- **Job**: Would you write out the listing verbatim and skip every picture in it?

[start]

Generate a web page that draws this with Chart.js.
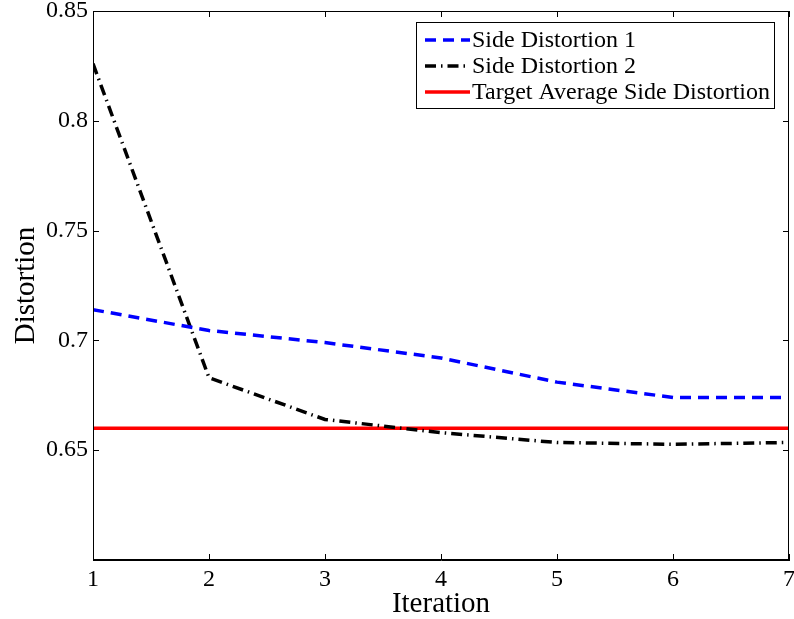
<!DOCTYPE html>
<html>
<head>
<meta charset="utf-8">
<script src="https://cdn.jsdelivr.net/npm/chart.js@4.4.1/dist/chart.umd.min.js"></script>
<style>
html,body{margin:0;padding:0;background:#fff;}
#wrap{width:794px;height:619px;position:relative;}
</style>
</head>
<body>
<div id="wrap"><canvas id="c" width="794" height="619"></canvas></div>
<script>
const iterations = [1, 2, 3, 4, 5, 6, 7];
const side1 = [0.714, 0.7045, 0.699, 0.692, 0.681, 0.674, 0.674];
const side2 = [0.826, 0.683, 0.664, 0.658, 0.6535, 0.6527, 0.6535];
const targetAvg = [0.66, 0.66, 0.66, 0.66, 0.66, 0.66, 0.66];
const xTickLabels = ['1', '2', '3', '4', '5', '6', '7'];
const yTickLabels = ['0.65', '0.7', '0.75', '0.8', '0.85'];
const seriesNames = ['Side Distortion 1', 'Side Distortion 2', 'Target Average Side Distortion'];

const FONT = '"Liberation Serif", "Times New Roman", serif';

const toXY = arr => arr.map((v, i) => ({x: iterations[i], y: v}));

const boxTicks = {
  id: 'boxTicks',
  afterDraw(chart) {
    const {ctx, chartArea: a, scales} = chart;
    ctx.save();
    ctx.strokeStyle = '#000';
    ctx.lineWidth = 1;
    ctx.strokeRect(a.left + 0.5, a.top + 0.5, a.right - a.left - 1, a.bottom - a.top - 1);
    const L = 6;
    ctx.beginPath();
    xTickLabels.forEach(t => {
      const px = Math.round(scales.x.getPixelForValue(Number(t))) + 0.5;
      ctx.moveTo(px, a.bottom); ctx.lineTo(px, a.bottom - L);
      ctx.moveTo(px, a.top); ctx.lineTo(px, a.top + L);
    });
    [0.6].concat(yTickLabels.map(Number)).forEach(v => {
      const py = Math.round(scales.y.getPixelForValue(v)) + 0.5;
      ctx.moveTo(a.left, py); ctx.lineTo(a.left + L, py);
      ctx.moveTo(a.right, py); ctx.lineTo(a.right - L, py);
    });
    ctx.stroke();

    // legend
    const lx = 416, ly = 22, lw = 358, lh = 86;
    ctx.fillStyle = '#fff';
    ctx.fillRect(lx, ly, lw, lh);
    ctx.strokeRect(lx + 0.5, ly + 0.5, lw, lh);
    chart.data.datasets.forEach((ds, i) => {
      const y = ly + 18 + i * 26;
      ctx.beginPath();
      ctx.strokeStyle = ds.borderColor;
      ctx.lineWidth = ds.borderWidth;
      ctx.setLineDash(ds.borderDash || []);
      ctx.moveTo(lx + 9, y); ctx.lineTo(lx + 54, y);
      ctx.stroke();
      ctx.setLineDash([]);
      ctx.fillStyle = '#000';
      ctx.font = '24px ' + FONT;
      ctx.textBaseline = 'middle';
      ctx.textAlign = 'left';
      ctx.fillText(ds.label, lx + 56, y + 1);
    });
    ctx.restore();
  }
};

new Chart(document.getElementById('c'), {
  type: 'line',
  data: {
    datasets: [
      {label: seriesNames[0], data: toXY(side1), borderColor: '#0000ff', borderWidth: 3.5, borderDash: [11, 7], pointRadius: 0, tension: 0, fill: false},
      {label: seriesNames[1], data: toXY(side2), borderColor: '#000000', borderWidth: 3.5, borderDash: [11, 5, 1.5, 5], pointRadius: 0, tension: 0, fill: false},
      {label: seriesNames[2], data: toXY(targetAvg), borderColor: '#ff0000', borderWidth: 3.5, pointRadius: 0, tension: 0, fill: false}
    ]
  },
  options: {
    responsive: false,
    animation: false,
    layout: {padding: {top: 11, right: 5, left: 0, bottom: 0}},
    plugins: {legend: {display: false}, tooltip: {enabled: false}},
    scales: {
      x: {
        type: 'linear', min: 1, max: 7,
        afterBuildTicks(s) { s.ticks = xTickLabels.map(t => ({value: Number(t)})); },
        ticks: {color: '#000', font: {family: FONT, size: 24}, padding: 5, maxRotation: 0, callback: v => String(v)},
        grid: {display: false, drawTicks: false},
        border: {display: true, color: '#000'},
        title: {display: true, text: 'Iteration', color: '#000', font: {family: FONT, size: 29}, padding: {top: 0, bottom: -3}},
        afterFit(s) { s.height = 59; s.paddingLeft = 0; s.paddingRight = 0; }
      },
      y: {
        type: 'linear', min: 0.6, max: 0.85,
        afterBuildTicks(s) { s.ticks = [0.6].concat(yTickLabels.map(Number)).map(v => ({value: v})); },
        ticks: {color: '#000', font: {family: FONT, size: 24}, padding: 5,
          callback: v => { const i = yTickLabels.indexOf(String(Math.round(v * 100) / 100)); return i >= 0 ? yTickLabels[i] : ''; }},
        grid: {display: false, drawTicks: false},
        border: {display: true, color: '#000'},
        title: {display: true, text: 'Distortion', color: '#000', font: {family: FONT, size: 29}, padding: {top: 9, bottom: 0}},
        afterFit(s) { s.width = 93; s.paddingTop = 0; s.paddingBottom = 0; }
      }
    }
  },
  plugins: [boxTicks]
});
</script>
</body>
</html>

[end]

- **Response to the exercise**:
Generate a web page that draws this with Chart.js.
<!DOCTYPE html>
<html>
<head>
<meta charset="utf-8">
<script src="https://cdn.jsdelivr.net/npm/chart.js@4.4.1/dist/chart.umd.min.js"></script>
<style>
html,body{margin:0;padding:0;background:#fff;}
#wrap{width:794px;height:619px;position:relative;}
</style>
</head>
<body>
<div id="wrap"><canvas id="c" width="794" height="619"></canvas></div>
<script>
const iterations = [1, 2, 3, 4, 5, 6, 7];
const side1 = [0.714, 0.7045, 0.699, 0.692, 0.681, 0.674, 0.674];
const side2 = [0.826, 0.683, 0.664, 0.658, 0.6535, 0.6527, 0.6535];
const targetAvg = [0.66, 0.66, 0.66, 0.66, 0.66, 0.66, 0.66];
const xTickLabels = ['1', '2', '3', '4', '5', '6', '7'];
const yTickLabels = ['0.65', '0.7', '0.75', '0.8', '0.85'];
const seriesNames = ['Side Distortion 1', 'Side Distortion 2', 'Target Average Side Distortion'];

const FONT = '"Liberation Serif", "Times New Roman", serif';

const toXY = arr => arr.map((v, i) => ({x: iterations[i], y: v}));

const boxTicks = {
  id: 'boxTicks',
  afterDraw(chart) {
    const {ctx, chartArea: a, scales} = chart;
    ctx.save();
    ctx.strokeStyle = '#000';
    ctx.lineWidth = 1;
    ctx.strokeRect(a.left + 0.5, a.top + 0.5, a.right - a.left - 1, a.bottom - a.top - 1);
    const L = 6;
    ctx.beginPath();
    xTickLabels.forEach(t => {
      const px = Math.round(scales.x.getPixelForValue(Number(t))) + 0.5;
      ctx.moveTo(px, a.bottom); ctx.lineTo(px, a.bottom - L);
      ctx.moveTo(px, a.top); ctx.lineTo(px, a.top + L);
    });
    [0.6].concat(yTickLabels.map(Number)).forEach(v => {
      const py = Math.round(scales.y.getPixelForValue(v)) + 0.5;
      ctx.moveTo(a.left, py); ctx.lineTo(a.left + L, py);
      ctx.moveTo(a.right, py); ctx.lineTo(a.right - L, py);
    });
    ctx.stroke();

    // legend
    const lx = 416, ly = 22, lw = 358, lh = 86;
    ctx.fillStyle = '#fff';
    ctx.fillRect(lx, ly, lw, lh);
    ctx.strokeRect(lx + 0.5, ly + 0.5, lw, lh);
    chart.data.datasets.forEach((ds, i) => {
      const y = ly + 18 + i * 26;
      ctx.beginPath();
      ctx.strokeStyle = ds.borderColor;
      ctx.lineWidth = ds.borderWidth;
      ctx.setLineDash(ds.borderDash || []);
      ctx.moveTo(lx + 9, y); ctx.lineTo(lx + 54, y);
      ctx.stroke();
      ctx.setLineDash([]);
      ctx.fillStyle = '#000';
      ctx.font = '24px ' + FONT;
      ctx.textBaseline = 'middle';
      ctx.textAlign = 'left';
      ctx.fillText(ds.label, lx + 56, y + 1);
    });
    ctx.restore();
  }
};

new Chart(document.getElementById('c'), {
  type: 'line',
  data: {
    datasets: [
      {label: seriesNames[0], data: toXY(side1), borderColor: '#0000ff', borderWidth: 3.5, borderDash: [11, 7], pointRadius: 0, tension: 0, fill: false},
      {label: seriesNames[1], data: toXY(side2), borderColor: '#000000', borderWidth: 3.5, borderDash: [11, 5, 1.5, 5], pointRadius: 0, tension: 0, fill: false},
      {label: seriesNames[2], data: toXY(targetAvg), borderColor: '#ff0000', borderWidth: 3.5, pointRadius: 0, tension: 0, fill: false}
    ]
  },
  options: {
    responsive: false,
    animation: false,
    layout: {padding: {top: 11, right: 5, left: 0, bottom: 0}},
    plugins: {legend: {display: false}, tooltip: {enabled: false}},
    scales: {
      x: {
        type: 'linear', min: 1, max: 7,
        afterBuildTicks(s) { s.ticks = xTickLabels.map(t => ({value: Number(t)})); },
        ticks: {color: '#000', font: {family: FONT, size: 24}, padding: 5, maxRotation: 0, callback: v => String(v)},
        grid: {display: false, drawTicks: false},
        border: {display: true, color: '#000'},
        title: {display: true, text: 'Iteration', color: '#000', font: {family: FONT, size: 29}, padding: {top: 0, bottom: -3}},
        afterFit(s) { s.height = 59; s.paddingLeft = 0; s.paddingRight = 0; }
      },
      y: {
        type: 'linear', min: 0.6, max: 0.85,
        afterBuildTicks(s) { s.ticks = [0.6].concat(yTickLabels.map(Number)).map(v => ({value: v})); },
        ticks: {color: '#000', font: {family: FONT, size: 24}, padding: 5,
          callback: v => { const i = yTickLabels.indexOf(String(Math.round(v * 100) / 100)); return i >= 0 ? yTickLabels[i] : ''; }},
        grid: {display: false, drawTicks: false},
        border: {display: true, color: '#000'},
        title: {display: true, text: 'Distortion', color: '#000', font: {family: FONT, size: 29}, padding: {top: 9, bottom: 0}},
        afterFit(s) { s.width = 93; s.paddingTop = 0; s.paddingBottom = 0; }
      }
    }
  },
  plugins: [boxTicks]
});
</script>
</body>
</html>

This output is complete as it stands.